--- Start of Data excerpt ---
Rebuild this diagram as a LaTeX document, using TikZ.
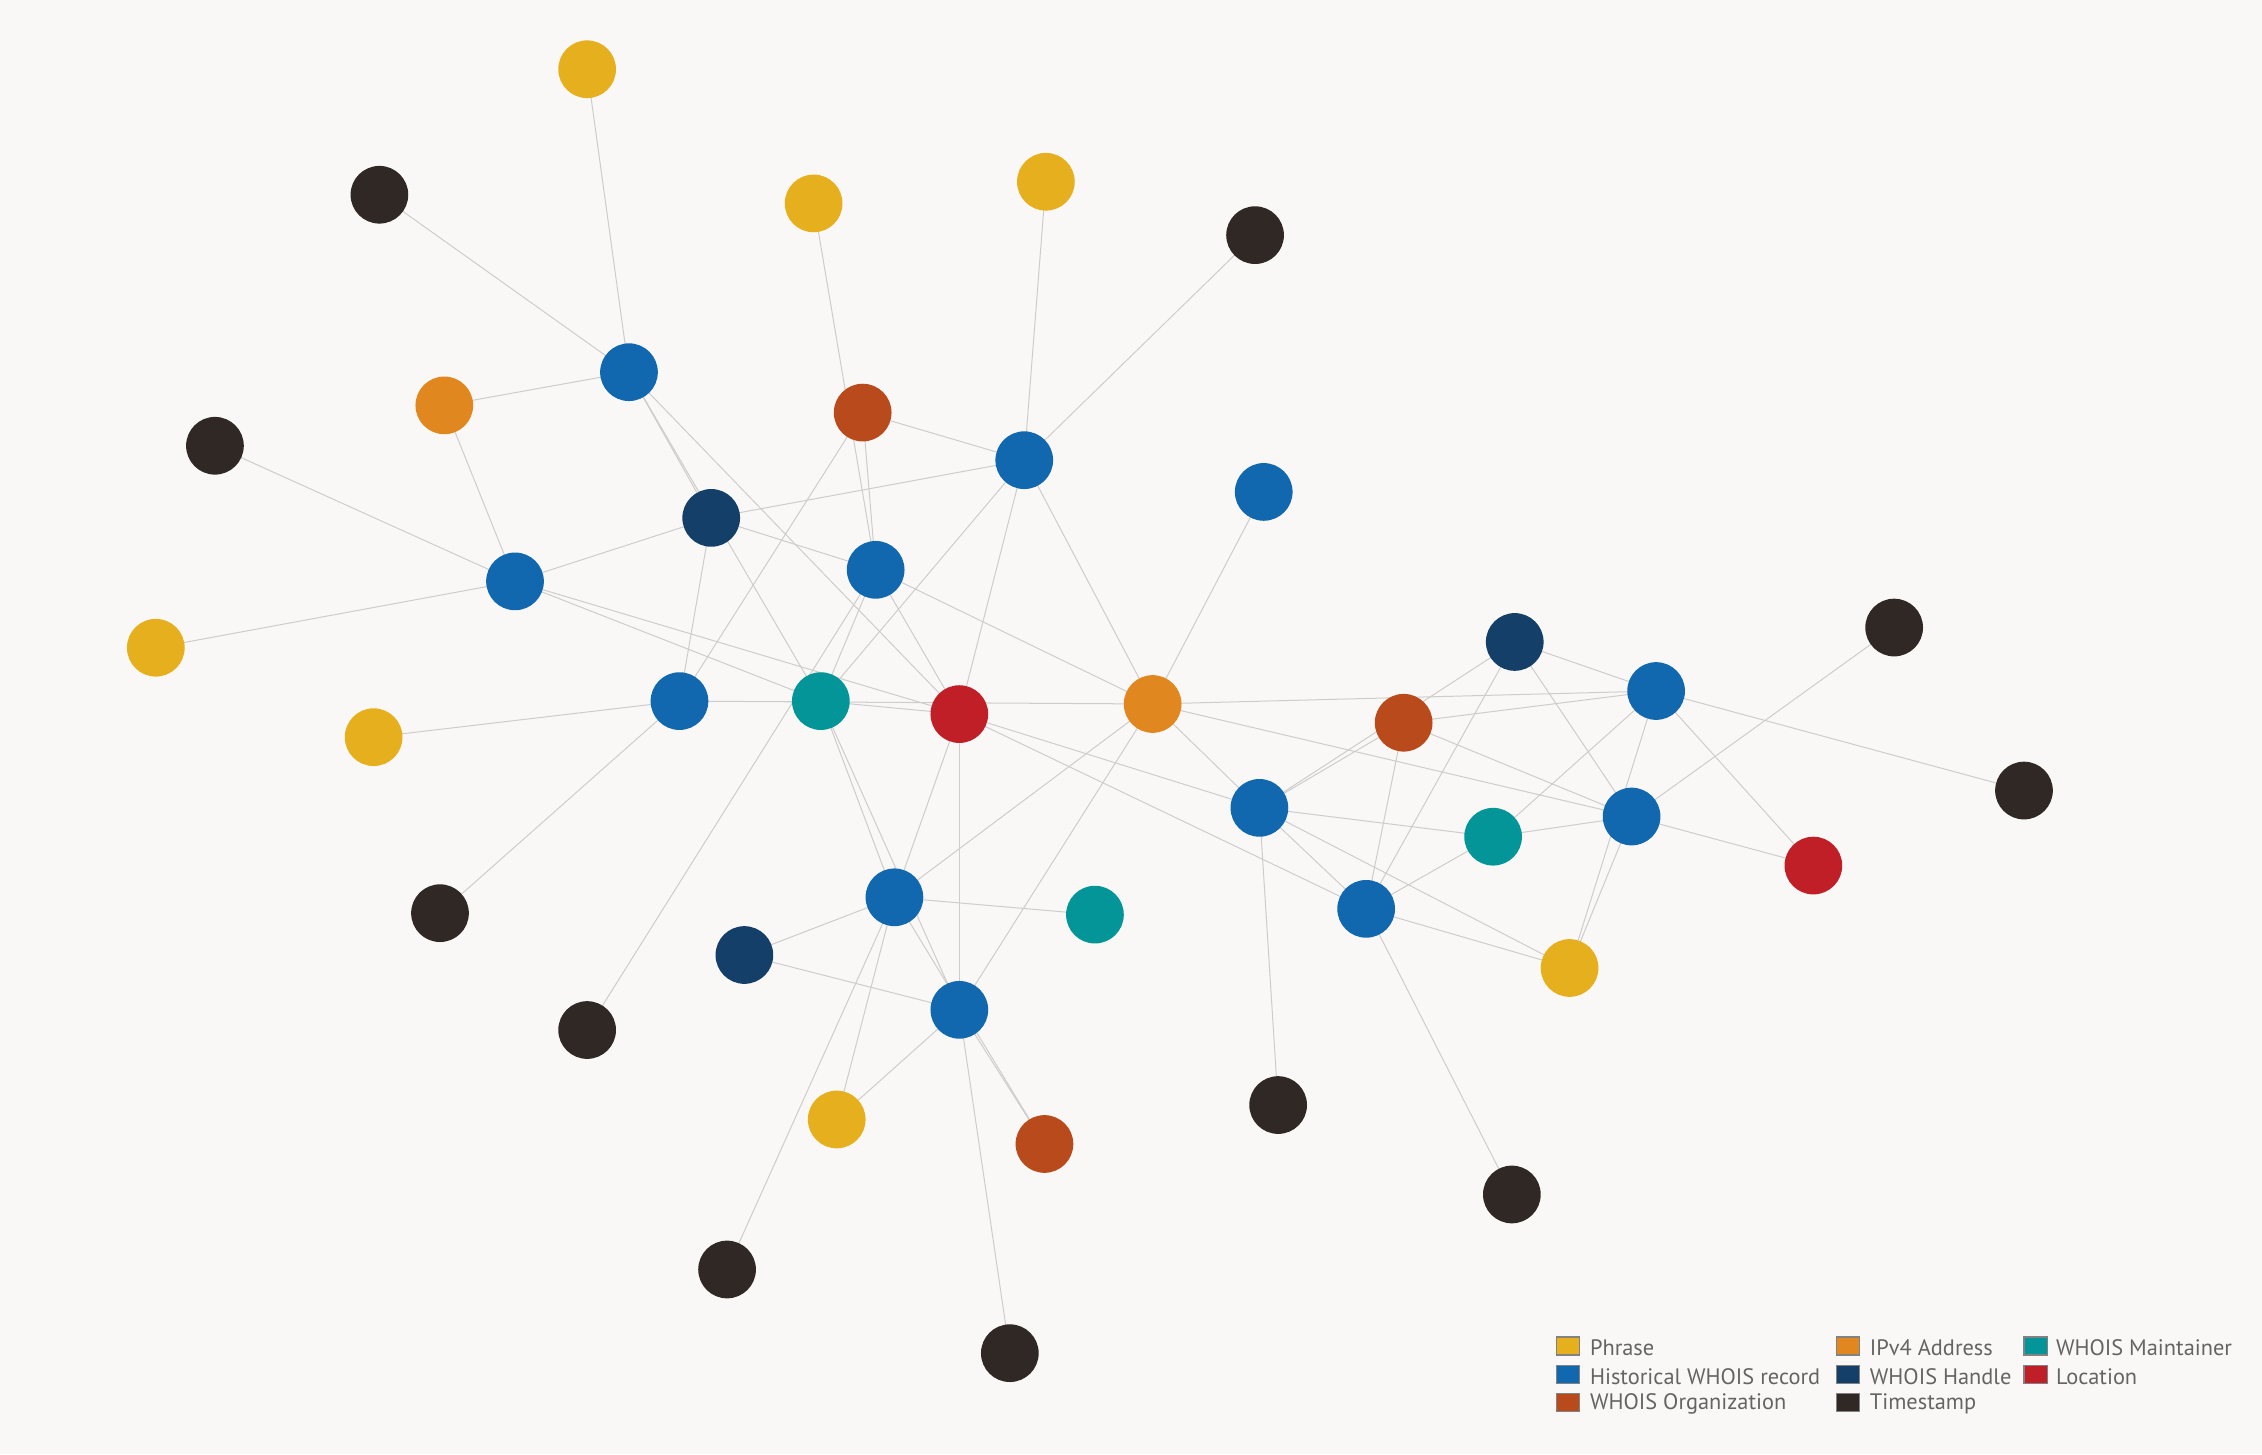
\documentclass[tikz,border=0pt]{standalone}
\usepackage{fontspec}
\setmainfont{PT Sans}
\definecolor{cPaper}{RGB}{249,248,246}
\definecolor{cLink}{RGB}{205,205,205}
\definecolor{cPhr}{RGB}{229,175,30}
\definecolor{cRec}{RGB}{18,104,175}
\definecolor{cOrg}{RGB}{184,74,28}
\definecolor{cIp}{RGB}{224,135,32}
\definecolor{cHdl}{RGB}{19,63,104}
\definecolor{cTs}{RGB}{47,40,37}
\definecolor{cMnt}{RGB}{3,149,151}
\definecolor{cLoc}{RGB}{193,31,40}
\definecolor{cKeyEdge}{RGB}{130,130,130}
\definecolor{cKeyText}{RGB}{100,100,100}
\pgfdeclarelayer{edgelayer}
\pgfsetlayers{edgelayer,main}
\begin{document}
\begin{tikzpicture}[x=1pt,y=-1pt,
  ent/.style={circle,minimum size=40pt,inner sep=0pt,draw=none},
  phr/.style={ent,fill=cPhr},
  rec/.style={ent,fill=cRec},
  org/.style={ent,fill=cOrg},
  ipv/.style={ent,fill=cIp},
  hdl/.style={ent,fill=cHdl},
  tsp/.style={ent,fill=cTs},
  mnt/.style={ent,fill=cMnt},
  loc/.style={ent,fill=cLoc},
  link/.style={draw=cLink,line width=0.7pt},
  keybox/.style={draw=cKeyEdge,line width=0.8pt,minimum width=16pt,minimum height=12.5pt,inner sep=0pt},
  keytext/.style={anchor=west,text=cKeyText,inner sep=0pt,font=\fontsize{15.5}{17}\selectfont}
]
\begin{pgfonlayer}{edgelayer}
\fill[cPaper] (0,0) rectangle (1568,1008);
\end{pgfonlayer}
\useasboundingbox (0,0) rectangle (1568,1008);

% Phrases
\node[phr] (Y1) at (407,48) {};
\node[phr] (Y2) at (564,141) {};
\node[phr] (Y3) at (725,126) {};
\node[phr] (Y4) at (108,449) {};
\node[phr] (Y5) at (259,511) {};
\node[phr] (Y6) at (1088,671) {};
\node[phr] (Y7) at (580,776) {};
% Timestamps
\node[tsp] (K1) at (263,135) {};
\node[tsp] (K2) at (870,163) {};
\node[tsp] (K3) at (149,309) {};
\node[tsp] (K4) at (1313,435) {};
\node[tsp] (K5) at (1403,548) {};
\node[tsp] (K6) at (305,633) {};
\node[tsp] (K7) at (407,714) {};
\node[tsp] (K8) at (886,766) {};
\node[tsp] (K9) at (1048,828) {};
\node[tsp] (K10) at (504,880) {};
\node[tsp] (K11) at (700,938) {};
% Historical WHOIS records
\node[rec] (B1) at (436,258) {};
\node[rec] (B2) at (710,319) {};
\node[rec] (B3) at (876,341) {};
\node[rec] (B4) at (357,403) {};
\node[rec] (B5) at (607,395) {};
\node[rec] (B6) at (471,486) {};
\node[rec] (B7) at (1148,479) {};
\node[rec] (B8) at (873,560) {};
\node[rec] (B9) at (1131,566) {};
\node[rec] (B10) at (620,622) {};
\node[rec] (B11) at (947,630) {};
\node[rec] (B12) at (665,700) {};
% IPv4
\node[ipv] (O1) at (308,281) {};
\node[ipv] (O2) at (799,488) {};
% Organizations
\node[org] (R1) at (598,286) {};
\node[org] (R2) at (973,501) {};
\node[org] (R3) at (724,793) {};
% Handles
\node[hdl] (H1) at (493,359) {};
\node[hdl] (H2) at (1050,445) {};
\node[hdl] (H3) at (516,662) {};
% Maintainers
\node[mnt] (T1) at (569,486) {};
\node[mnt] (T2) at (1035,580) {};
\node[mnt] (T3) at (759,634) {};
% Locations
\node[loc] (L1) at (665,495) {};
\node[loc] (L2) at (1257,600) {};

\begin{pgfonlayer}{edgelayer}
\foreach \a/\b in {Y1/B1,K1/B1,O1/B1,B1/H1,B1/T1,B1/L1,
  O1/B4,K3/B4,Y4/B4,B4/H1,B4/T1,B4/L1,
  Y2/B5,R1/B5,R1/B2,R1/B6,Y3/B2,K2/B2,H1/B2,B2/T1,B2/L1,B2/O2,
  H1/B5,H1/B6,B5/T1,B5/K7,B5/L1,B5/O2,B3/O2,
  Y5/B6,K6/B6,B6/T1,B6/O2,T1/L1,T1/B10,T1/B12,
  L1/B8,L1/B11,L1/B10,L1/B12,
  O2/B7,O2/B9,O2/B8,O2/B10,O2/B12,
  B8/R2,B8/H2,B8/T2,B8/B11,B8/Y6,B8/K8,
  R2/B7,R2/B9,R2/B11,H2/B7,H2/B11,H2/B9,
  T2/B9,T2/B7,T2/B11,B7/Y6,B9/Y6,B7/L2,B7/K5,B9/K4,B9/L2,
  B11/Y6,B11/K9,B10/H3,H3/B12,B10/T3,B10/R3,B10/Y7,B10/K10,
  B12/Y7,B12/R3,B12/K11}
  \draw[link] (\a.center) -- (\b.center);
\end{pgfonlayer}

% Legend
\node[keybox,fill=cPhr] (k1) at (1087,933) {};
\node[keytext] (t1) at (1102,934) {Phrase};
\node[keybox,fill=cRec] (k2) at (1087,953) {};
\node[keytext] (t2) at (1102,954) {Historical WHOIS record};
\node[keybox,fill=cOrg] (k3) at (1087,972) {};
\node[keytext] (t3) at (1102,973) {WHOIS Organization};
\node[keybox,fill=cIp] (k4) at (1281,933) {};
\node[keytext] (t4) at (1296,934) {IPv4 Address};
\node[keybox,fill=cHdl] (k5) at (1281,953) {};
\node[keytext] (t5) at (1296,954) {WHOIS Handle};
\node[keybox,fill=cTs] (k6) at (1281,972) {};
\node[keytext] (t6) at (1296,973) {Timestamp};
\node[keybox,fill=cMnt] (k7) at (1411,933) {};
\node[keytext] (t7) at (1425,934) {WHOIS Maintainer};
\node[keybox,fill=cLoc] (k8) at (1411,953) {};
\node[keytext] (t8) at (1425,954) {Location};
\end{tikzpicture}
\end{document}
--- End of Data excerpt ---
Request - Skip the pictures, then retype every line above exactly.

Written response -
Rebuild this diagram as a LaTeX document, using TikZ.
\documentclass[tikz,border=0pt]{standalone}
\usepackage{fontspec}
\setmainfont{PT Sans}
\definecolor{cPaper}{RGB}{249,248,246}
\definecolor{cLink}{RGB}{205,205,205}
\definecolor{cPhr}{RGB}{229,175,30}
\definecolor{cRec}{RGB}{18,104,175}
\definecolor{cOrg}{RGB}{184,74,28}
\definecolor{cIp}{RGB}{224,135,32}
\definecolor{cHdl}{RGB}{19,63,104}
\definecolor{cTs}{RGB}{47,40,37}
\definecolor{cMnt}{RGB}{3,149,151}
\definecolor{cLoc}{RGB}{193,31,40}
\definecolor{cKeyEdge}{RGB}{130,130,130}
\definecolor{cKeyText}{RGB}{100,100,100}
\pgfdeclarelayer{edgelayer}
\pgfsetlayers{edgelayer,main}
\begin{document}
\begin{tikzpicture}[x=1pt,y=-1pt,
  ent/.style={circle,minimum size=40pt,inner sep=0pt,draw=none},
  phr/.style={ent,fill=cPhr},
  rec/.style={ent,fill=cRec},
  org/.style={ent,fill=cOrg},
  ipv/.style={ent,fill=cIp},
  hdl/.style={ent,fill=cHdl},
  tsp/.style={ent,fill=cTs},
  mnt/.style={ent,fill=cMnt},
  loc/.style={ent,fill=cLoc},
  link/.style={draw=cLink,line width=0.7pt},
  keybox/.style={draw=cKeyEdge,line width=0.8pt,minimum width=16pt,minimum height=12.5pt,inner sep=0pt},
  keytext/.style={anchor=west,text=cKeyText,inner sep=0pt,font=\fontsize{15.5}{17}\selectfont}
]
\begin{pgfonlayer}{edgelayer}
\fill[cPaper] (0,0) rectangle (1568,1008);
\end{pgfonlayer}
\useasboundingbox (0,0) rectangle (1568,1008);

% Phrases
\node[phr] (Y1) at (407,48) {};
\node[phr] (Y2) at (564,141) {};
\node[phr] (Y3) at (725,126) {};
\node[phr] (Y4) at (108,449) {};
\node[phr] (Y5) at (259,511) {};
\node[phr] (Y6) at (1088,671) {};
\node[phr] (Y7) at (580,776) {};
% Timestamps
\node[tsp] (K1) at (263,135) {};
\node[tsp] (K2) at (870,163) {};
\node[tsp] (K3) at (149,309) {};
\node[tsp] (K4) at (1313,435) {};
\node[tsp] (K5) at (1403,548) {};
\node[tsp] (K6) at (305,633) {};
\node[tsp] (K7) at (407,714) {};
\node[tsp] (K8) at (886,766) {};
\node[tsp] (K9) at (1048,828) {};
\node[tsp] (K10) at (504,880) {};
\node[tsp] (K11) at (700,938) {};
% Historical WHOIS records
\node[rec] (B1) at (436,258) {};
\node[rec] (B2) at (710,319) {};
\node[rec] (B3) at (876,341) {};
\node[rec] (B4) at (357,403) {};
\node[rec] (B5) at (607,395) {};
\node[rec] (B6) at (471,486) {};
\node[rec] (B7) at (1148,479) {};
\node[rec] (B8) at (873,560) {};
\node[rec] (B9) at (1131,566) {};
\node[rec] (B10) at (620,622) {};
\node[rec] (B11) at (947,630) {};
\node[rec] (B12) at (665,700) {};
% IPv4
\node[ipv] (O1) at (308,281) {};
\node[ipv] (O2) at (799,488) {};
% Organizations
\node[org] (R1) at (598,286) {};
\node[org] (R2) at (973,501) {};
\node[org] (R3) at (724,793) {};
% Handles
\node[hdl] (H1) at (493,359) {};
\node[hdl] (H2) at (1050,445) {};
\node[hdl] (H3) at (516,662) {};
% Maintainers
\node[mnt] (T1) at (569,486) {};
\node[mnt] (T2) at (1035,580) {};
\node[mnt] (T3) at (759,634) {};
% Locations
\node[loc] (L1) at (665,495) {};
\node[loc] (L2) at (1257,600) {};

\begin{pgfonlayer}{edgelayer}
\foreach \a/\b in {Y1/B1,K1/B1,O1/B1,B1/H1,B1/T1,B1/L1,
  O1/B4,K3/B4,Y4/B4,B4/H1,B4/T1,B4/L1,
  Y2/B5,R1/B5,R1/B2,R1/B6,Y3/B2,K2/B2,H1/B2,B2/T1,B2/L1,B2/O2,
  H1/B5,H1/B6,B5/T1,B5/K7,B5/L1,B5/O2,B3/O2,
  Y5/B6,K6/B6,B6/T1,B6/O2,T1/L1,T1/B10,T1/B12,
  L1/B8,L1/B11,L1/B10,L1/B12,
  O2/B7,O2/B9,O2/B8,O2/B10,O2/B12,
  B8/R2,B8/H2,B8/T2,B8/B11,B8/Y6,B8/K8,
  R2/B7,R2/B9,R2/B11,H2/B7,H2/B11,H2/B9,
  T2/B9,T2/B7,T2/B11,B7/Y6,B9/Y6,B7/L2,B7/K5,B9/K4,B9/L2,
  B11/Y6,B11/K9,B10/H3,H3/B12,B10/T3,B10/R3,B10/Y7,B10/K10,
  B12/Y7,B12/R3,B12/K11}
  \draw[link] (\a.center) -- (\b.center);
\end{pgfonlayer}

% Legend
\node[keybox,fill=cPhr] (k1) at (1087,933) {};
\node[keytext] (t1) at (1102,934) {Phrase};
\node[keybox,fill=cRec] (k2) at (1087,953) {};
\node[keytext] (t2) at (1102,954) {Historical WHOIS record};
\node[keybox,fill=cOrg] (k3) at (1087,972) {};
\node[keytext] (t3) at (1102,973) {WHOIS Organization};
\node[keybox,fill=cIp] (k4) at (1281,933) {};
\node[keytext] (t4) at (1296,934) {IPv4 Address};
\node[keybox,fill=cHdl] (k5) at (1281,953) {};
\node[keytext] (t5) at (1296,954) {WHOIS Handle};
\node[keybox,fill=cTs] (k6) at (1281,972) {};
\node[keytext] (t6) at (1296,973) {Timestamp};
\node[keybox,fill=cMnt] (k7) at (1411,933) {};
\node[keytext] (t7) at (1425,934) {WHOIS Maintainer};
\node[keybox,fill=cLoc] (k8) at (1411,953) {};
\node[keytext] (t8) at (1425,954) {Location};
\end{tikzpicture}
\end{document}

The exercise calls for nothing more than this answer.